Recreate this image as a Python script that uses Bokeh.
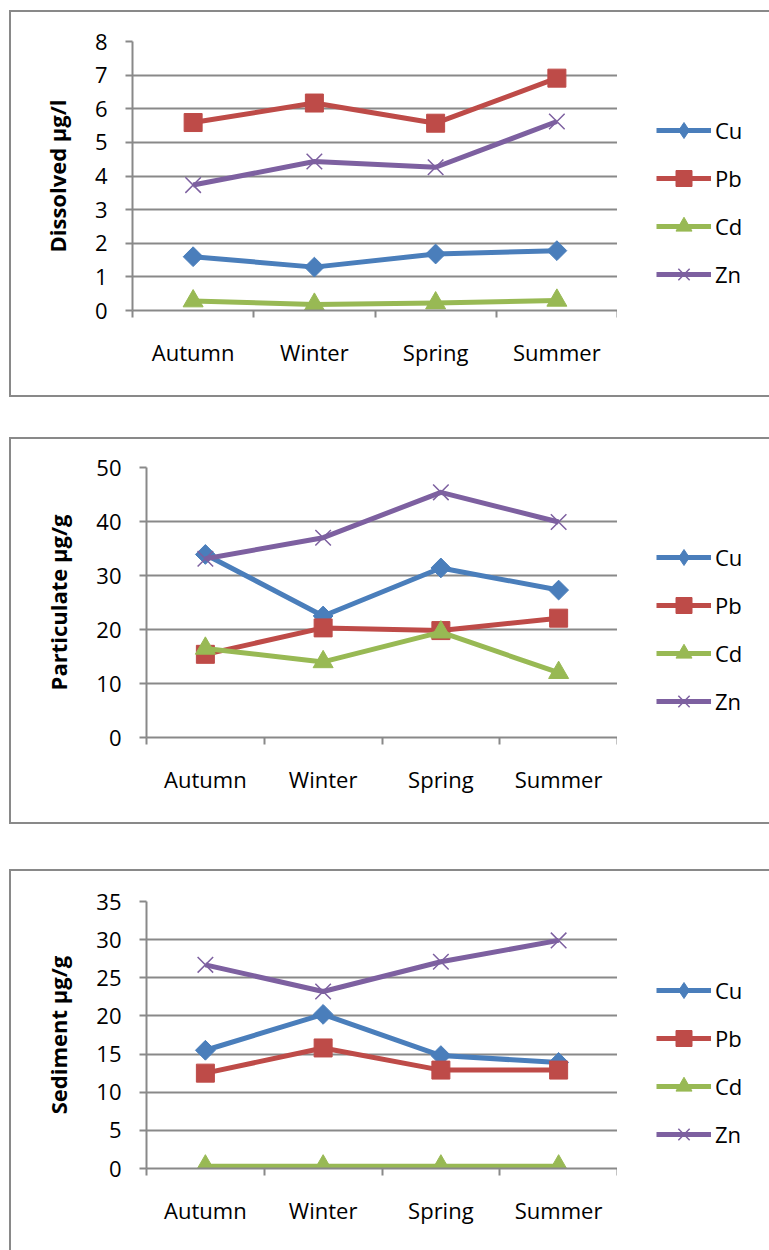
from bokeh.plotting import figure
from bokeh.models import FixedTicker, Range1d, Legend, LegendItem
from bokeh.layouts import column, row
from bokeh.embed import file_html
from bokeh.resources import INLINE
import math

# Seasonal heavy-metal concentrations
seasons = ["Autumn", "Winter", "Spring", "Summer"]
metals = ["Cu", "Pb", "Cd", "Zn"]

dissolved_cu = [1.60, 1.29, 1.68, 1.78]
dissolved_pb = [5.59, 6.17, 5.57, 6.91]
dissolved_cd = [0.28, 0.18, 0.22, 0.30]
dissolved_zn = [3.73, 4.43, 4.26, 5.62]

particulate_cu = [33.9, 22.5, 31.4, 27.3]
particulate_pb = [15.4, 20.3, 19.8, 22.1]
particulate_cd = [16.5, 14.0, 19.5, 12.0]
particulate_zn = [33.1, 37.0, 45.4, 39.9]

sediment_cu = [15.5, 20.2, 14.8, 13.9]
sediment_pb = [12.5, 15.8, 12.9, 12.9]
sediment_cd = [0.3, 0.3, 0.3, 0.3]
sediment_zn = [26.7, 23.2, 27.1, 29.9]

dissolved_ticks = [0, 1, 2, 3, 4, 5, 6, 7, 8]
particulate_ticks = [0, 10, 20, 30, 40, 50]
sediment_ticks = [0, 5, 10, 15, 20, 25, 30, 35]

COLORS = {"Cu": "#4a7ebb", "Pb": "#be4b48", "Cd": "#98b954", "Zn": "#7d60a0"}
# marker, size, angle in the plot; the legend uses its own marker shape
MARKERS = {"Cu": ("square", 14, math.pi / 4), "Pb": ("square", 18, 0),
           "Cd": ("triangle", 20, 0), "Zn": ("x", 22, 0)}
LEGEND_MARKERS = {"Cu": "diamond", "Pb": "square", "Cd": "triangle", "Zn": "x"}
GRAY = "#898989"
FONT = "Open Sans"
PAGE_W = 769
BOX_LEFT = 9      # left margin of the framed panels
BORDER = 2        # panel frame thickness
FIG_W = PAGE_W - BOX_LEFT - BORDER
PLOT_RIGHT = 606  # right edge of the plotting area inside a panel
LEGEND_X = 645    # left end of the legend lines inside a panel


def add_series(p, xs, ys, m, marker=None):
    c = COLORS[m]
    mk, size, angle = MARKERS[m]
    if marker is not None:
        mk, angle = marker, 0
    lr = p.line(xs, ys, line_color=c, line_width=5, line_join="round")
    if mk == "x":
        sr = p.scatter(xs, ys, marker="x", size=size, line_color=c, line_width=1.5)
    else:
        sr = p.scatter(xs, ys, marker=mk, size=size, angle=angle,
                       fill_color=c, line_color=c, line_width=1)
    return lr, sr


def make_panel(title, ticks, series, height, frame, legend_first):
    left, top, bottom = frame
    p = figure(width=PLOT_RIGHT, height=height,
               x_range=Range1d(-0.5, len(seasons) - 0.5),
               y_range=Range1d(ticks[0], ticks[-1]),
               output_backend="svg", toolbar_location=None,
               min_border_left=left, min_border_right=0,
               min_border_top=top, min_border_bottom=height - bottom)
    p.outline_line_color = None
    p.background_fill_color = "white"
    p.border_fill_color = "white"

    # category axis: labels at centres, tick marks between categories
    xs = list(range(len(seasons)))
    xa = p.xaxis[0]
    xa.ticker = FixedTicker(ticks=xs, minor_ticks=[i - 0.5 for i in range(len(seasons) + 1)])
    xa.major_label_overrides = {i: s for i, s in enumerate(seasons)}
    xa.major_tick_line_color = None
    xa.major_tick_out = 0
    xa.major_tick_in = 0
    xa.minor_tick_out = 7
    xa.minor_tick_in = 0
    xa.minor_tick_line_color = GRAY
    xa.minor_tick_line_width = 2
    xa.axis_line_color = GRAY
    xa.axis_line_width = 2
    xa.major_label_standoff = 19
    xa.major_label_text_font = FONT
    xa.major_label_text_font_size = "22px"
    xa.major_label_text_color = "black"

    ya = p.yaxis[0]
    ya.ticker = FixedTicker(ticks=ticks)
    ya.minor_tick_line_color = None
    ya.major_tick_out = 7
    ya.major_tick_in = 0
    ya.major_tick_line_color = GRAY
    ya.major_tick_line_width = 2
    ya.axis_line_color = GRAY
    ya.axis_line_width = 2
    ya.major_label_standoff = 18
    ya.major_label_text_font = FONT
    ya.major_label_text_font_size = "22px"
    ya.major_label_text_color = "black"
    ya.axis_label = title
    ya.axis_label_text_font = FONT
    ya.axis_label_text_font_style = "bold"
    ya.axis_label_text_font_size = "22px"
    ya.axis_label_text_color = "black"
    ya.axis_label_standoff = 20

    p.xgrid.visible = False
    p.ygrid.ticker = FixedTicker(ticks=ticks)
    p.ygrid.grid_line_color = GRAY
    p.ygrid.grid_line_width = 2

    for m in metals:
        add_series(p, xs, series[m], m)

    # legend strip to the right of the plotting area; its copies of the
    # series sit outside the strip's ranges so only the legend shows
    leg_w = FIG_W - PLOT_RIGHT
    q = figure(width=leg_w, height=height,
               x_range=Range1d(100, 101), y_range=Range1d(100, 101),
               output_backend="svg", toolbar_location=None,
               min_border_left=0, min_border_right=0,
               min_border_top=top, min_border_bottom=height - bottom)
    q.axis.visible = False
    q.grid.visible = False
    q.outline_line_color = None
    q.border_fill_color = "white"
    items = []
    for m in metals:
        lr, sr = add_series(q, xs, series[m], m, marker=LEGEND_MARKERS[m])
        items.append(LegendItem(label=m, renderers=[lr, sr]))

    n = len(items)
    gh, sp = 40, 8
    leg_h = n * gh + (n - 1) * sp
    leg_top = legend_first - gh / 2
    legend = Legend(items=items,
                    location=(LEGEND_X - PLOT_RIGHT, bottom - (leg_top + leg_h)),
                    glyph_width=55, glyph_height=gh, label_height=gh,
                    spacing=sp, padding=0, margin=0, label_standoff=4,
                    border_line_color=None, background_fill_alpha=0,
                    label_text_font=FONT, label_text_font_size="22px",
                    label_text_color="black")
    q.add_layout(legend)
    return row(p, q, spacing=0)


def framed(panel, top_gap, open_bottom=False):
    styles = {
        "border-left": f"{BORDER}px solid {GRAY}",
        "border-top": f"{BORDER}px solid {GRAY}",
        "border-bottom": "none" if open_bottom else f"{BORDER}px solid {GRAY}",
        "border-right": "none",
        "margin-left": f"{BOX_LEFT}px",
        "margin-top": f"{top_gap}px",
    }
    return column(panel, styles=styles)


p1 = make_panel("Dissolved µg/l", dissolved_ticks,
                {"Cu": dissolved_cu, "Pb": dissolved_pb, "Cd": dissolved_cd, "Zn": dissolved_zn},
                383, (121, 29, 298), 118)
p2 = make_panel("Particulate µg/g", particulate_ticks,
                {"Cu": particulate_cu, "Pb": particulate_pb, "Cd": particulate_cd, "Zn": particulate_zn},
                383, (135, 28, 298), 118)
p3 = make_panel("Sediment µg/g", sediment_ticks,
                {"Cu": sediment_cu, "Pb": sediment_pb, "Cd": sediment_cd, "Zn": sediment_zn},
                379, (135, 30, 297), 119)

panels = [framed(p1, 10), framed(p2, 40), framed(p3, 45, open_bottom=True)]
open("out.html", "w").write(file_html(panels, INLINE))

◇ ◇ ◇ ◇ ◇ ◇ ◇

What you should do:
Quote the material exactly. Pictures stay out.

Answer in full:
Recreate this image as a Python script that uses Bokeh.
from bokeh.plotting import figure
from bokeh.models import FixedTicker, Range1d, Legend, LegendItem
from bokeh.layouts import column, row
from bokeh.embed import file_html
from bokeh.resources import INLINE
import math

# Seasonal heavy-metal concentrations
seasons = ["Autumn", "Winter", "Spring", "Summer"]
metals = ["Cu", "Pb", "Cd", "Zn"]

dissolved_cu = [1.60, 1.29, 1.68, 1.78]
dissolved_pb = [5.59, 6.17, 5.57, 6.91]
dissolved_cd = [0.28, 0.18, 0.22, 0.30]
dissolved_zn = [3.73, 4.43, 4.26, 5.62]

particulate_cu = [33.9, 22.5, 31.4, 27.3]
particulate_pb = [15.4, 20.3, 19.8, 22.1]
particulate_cd = [16.5, 14.0, 19.5, 12.0]
particulate_zn = [33.1, 37.0, 45.4, 39.9]

sediment_cu = [15.5, 20.2, 14.8, 13.9]
sediment_pb = [12.5, 15.8, 12.9, 12.9]
sediment_cd = [0.3, 0.3, 0.3, 0.3]
sediment_zn = [26.7, 23.2, 27.1, 29.9]

dissolved_ticks = [0, 1, 2, 3, 4, 5, 6, 7, 8]
particulate_ticks = [0, 10, 20, 30, 40, 50]
sediment_ticks = [0, 5, 10, 15, 20, 25, 30, 35]

COLORS = {"Cu": "#4a7ebb", "Pb": "#be4b48", "Cd": "#98b954", "Zn": "#7d60a0"}
# marker, size, angle in the plot; the legend uses its own marker shape
MARKERS = {"Cu": ("square", 14, math.pi / 4), "Pb": ("square", 18, 0),
           "Cd": ("triangle", 20, 0), "Zn": ("x", 22, 0)}
LEGEND_MARKERS = {"Cu": "diamond", "Pb": "square", "Cd": "triangle", "Zn": "x"}
GRAY = "#898989"
FONT = "Open Sans"
PAGE_W = 769
BOX_LEFT = 9      # left margin of the framed panels
BORDER = 2        # panel frame thickness
FIG_W = PAGE_W - BOX_LEFT - BORDER
PLOT_RIGHT = 606  # right edge of the plotting area inside a panel
LEGEND_X = 645    # left end of the legend lines inside a panel


def add_series(p, xs, ys, m, marker=None):
    c = COLORS[m]
    mk, size, angle = MARKERS[m]
    if marker is not None:
        mk, angle = marker, 0
    lr = p.line(xs, ys, line_color=c, line_width=5, line_join="round")
    if mk == "x":
        sr = p.scatter(xs, ys, marker="x", size=size, line_color=c, line_width=1.5)
    else:
        sr = p.scatter(xs, ys, marker=mk, size=size, angle=angle,
                       fill_color=c, line_color=c, line_width=1)
    return lr, sr


def make_panel(title, ticks, series, height, frame, legend_first):
    left, top, bottom = frame
    p = figure(width=PLOT_RIGHT, height=height,
               x_range=Range1d(-0.5, len(seasons) - 0.5),
               y_range=Range1d(ticks[0], ticks[-1]),
               output_backend="svg", toolbar_location=None,
               min_border_left=left, min_border_right=0,
               min_border_top=top, min_border_bottom=height - bottom)
    p.outline_line_color = None
    p.background_fill_color = "white"
    p.border_fill_color = "white"

    # category axis: labels at centres, tick marks between categories
    xs = list(range(len(seasons)))
    xa = p.xaxis[0]
    xa.ticker = FixedTicker(ticks=xs, minor_ticks=[i - 0.5 for i in range(len(seasons) + 1)])
    xa.major_label_overrides = {i: s for i, s in enumerate(seasons)}
    xa.major_tick_line_color = None
    xa.major_tick_out = 0
    xa.major_tick_in = 0
    xa.minor_tick_out = 7
    xa.minor_tick_in = 0
    xa.minor_tick_line_color = GRAY
    xa.minor_tick_line_width = 2
    xa.axis_line_color = GRAY
    xa.axis_line_width = 2
    xa.major_label_standoff = 19
    xa.major_label_text_font = FONT
    xa.major_label_text_font_size = "22px"
    xa.major_label_text_color = "black"

    ya = p.yaxis[0]
    ya.ticker = FixedTicker(ticks=ticks)
    ya.minor_tick_line_color = None
    ya.major_tick_out = 7
    ya.major_tick_in = 0
    ya.major_tick_line_color = GRAY
    ya.major_tick_line_width = 2
    ya.axis_line_color = GRAY
    ya.axis_line_width = 2
    ya.major_label_standoff = 18
    ya.major_label_text_font = FONT
    ya.major_label_text_font_size = "22px"
    ya.major_label_text_color = "black"
    ya.axis_label = title
    ya.axis_label_text_font = FONT
    ya.axis_label_text_font_style = "bold"
    ya.axis_label_text_font_size = "22px"
    ya.axis_label_text_color = "black"
    ya.axis_label_standoff = 20

    p.xgrid.visible = False
    p.ygrid.ticker = FixedTicker(ticks=ticks)
    p.ygrid.grid_line_color = GRAY
    p.ygrid.grid_line_width = 2

    for m in metals:
        add_series(p, xs, series[m], m)

    # legend strip to the right of the plotting area; its copies of the
    # series sit outside the strip's ranges so only the legend shows
    leg_w = FIG_W - PLOT_RIGHT
    q = figure(width=leg_w, height=height,
               x_range=Range1d(100, 101), y_range=Range1d(100, 101),
               output_backend="svg", toolbar_location=None,
               min_border_left=0, min_border_right=0,
               min_border_top=top, min_border_bottom=height - bottom)
    q.axis.visible = False
    q.grid.visible = False
    q.outline_line_color = None
    q.border_fill_color = "white"
    items = []
    for m in metals:
        lr, sr = add_series(q, xs, series[m], m, marker=LEGEND_MARKERS[m])
        items.append(LegendItem(label=m, renderers=[lr, sr]))

    n = len(items)
    gh, sp = 40, 8
    leg_h = n * gh + (n - 1) * sp
    leg_top = legend_first - gh / 2
    legend = Legend(items=items,
                    location=(LEGEND_X - PLOT_RIGHT, bottom - (leg_top + leg_h)),
                    glyph_width=55, glyph_height=gh, label_height=gh,
                    spacing=sp, padding=0, margin=0, label_standoff=4,
                    border_line_color=None, background_fill_alpha=0,
                    label_text_font=FONT, label_text_font_size="22px",
                    label_text_color="black")
    q.add_layout(legend)
    return row(p, q, spacing=0)


def framed(panel, top_gap, open_bottom=False):
    styles = {
        "border-left": f"{BORDER}px solid {GRAY}",
        "border-top": f"{BORDER}px solid {GRAY}",
        "border-bottom": "none" if open_bottom else f"{BORDER}px solid {GRAY}",
        "border-right": "none",
        "margin-left": f"{BOX_LEFT}px",
        "margin-top": f"{top_gap}px",
    }
    return column(panel, styles=styles)


p1 = make_panel("Dissolved µg/l", dissolved_ticks,
                {"Cu": dissolved_cu, "Pb": dissolved_pb, "Cd": dissolved_cd, "Zn": dissolved_zn},
                383, (121, 29, 298), 118)
p2 = make_panel("Particulate µg/g", particulate_ticks,
                {"Cu": particulate_cu, "Pb": particulate_pb, "Cd": particulate_cd, "Zn": particulate_zn},
                383, (135, 28, 298), 118)
p3 = make_panel("Sediment µg/g", sediment_ticks,
                {"Cu": sediment_cu, "Pb": sediment_pb, "Cd": sediment_cd, "Zn": sediment_zn},
                379, (135, 30, 297), 119)

panels = [framed(p1, 10), framed(p2, 40), framed(p3, 45, open_bottom=True)]
open("out.html", "w").write(file_html(panels, INLINE))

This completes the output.